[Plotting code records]
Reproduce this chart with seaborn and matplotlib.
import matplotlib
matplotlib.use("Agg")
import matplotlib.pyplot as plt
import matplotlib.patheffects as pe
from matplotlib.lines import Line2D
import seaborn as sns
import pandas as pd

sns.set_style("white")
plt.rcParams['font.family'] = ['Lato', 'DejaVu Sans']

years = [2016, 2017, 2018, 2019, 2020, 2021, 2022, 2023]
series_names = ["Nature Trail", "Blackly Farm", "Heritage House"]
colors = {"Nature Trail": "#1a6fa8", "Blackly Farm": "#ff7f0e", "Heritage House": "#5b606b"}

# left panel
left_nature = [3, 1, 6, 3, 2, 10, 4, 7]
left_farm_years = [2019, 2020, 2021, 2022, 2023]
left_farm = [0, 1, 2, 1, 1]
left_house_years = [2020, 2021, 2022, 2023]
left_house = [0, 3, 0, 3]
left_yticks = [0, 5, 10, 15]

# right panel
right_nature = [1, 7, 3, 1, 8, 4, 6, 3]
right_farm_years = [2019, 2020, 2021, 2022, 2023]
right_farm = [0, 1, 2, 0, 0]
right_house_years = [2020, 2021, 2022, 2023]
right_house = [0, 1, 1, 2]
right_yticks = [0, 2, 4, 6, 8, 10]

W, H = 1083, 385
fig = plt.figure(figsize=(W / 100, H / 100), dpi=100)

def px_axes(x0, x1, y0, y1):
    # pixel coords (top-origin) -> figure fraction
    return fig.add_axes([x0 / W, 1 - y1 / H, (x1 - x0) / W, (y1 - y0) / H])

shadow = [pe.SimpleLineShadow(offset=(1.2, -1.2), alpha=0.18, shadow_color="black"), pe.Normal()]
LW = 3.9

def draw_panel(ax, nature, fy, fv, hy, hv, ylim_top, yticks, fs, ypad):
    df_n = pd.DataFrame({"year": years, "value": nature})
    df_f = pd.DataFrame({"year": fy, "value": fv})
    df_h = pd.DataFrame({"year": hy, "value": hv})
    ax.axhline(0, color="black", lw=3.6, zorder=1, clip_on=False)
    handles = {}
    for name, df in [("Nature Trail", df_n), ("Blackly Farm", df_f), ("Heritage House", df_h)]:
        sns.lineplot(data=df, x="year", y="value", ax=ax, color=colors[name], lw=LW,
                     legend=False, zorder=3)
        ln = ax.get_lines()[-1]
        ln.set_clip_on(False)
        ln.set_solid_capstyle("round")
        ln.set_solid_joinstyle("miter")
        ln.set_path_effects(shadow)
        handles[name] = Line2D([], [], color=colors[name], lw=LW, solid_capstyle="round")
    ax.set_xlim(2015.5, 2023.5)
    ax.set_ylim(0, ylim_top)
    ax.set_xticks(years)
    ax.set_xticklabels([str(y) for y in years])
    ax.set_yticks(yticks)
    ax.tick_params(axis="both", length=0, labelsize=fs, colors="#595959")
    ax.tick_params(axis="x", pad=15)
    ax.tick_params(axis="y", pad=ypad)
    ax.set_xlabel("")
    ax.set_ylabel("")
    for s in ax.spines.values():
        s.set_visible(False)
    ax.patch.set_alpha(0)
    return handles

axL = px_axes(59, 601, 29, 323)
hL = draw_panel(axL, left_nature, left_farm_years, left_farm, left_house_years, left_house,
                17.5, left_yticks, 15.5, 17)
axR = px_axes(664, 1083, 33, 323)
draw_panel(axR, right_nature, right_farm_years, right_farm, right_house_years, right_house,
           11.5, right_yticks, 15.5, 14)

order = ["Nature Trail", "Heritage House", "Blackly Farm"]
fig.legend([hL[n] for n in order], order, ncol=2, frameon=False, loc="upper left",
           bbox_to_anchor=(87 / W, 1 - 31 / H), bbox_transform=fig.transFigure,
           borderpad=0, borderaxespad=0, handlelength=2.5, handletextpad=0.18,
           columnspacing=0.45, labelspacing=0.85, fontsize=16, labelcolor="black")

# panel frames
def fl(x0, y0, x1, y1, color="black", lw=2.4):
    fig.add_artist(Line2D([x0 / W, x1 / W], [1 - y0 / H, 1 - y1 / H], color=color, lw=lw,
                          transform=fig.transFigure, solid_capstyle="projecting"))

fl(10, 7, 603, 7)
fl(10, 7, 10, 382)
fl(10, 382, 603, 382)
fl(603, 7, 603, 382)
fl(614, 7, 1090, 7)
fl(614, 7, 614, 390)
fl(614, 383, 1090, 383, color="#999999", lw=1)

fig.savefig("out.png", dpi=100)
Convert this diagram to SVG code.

THE REQUEST → Stop after the line containing "plt.rcParams['font.family'] = ['Lato', 'DejaVu": print exactly the lines from the start of the entries above up to it, that line included.

CORRECT RESULT →
Reproduce this chart with seaborn and matplotlib.
import matplotlib
matplotlib.use("Agg")
import matplotlib.pyplot as plt
import matplotlib.patheffects as pe
from matplotlib.lines import Line2D
import seaborn as sns
import pandas as pd

sns.set_style("white")
plt.rcParams['font.family'] = ['Lato', 'DejaVu Sans']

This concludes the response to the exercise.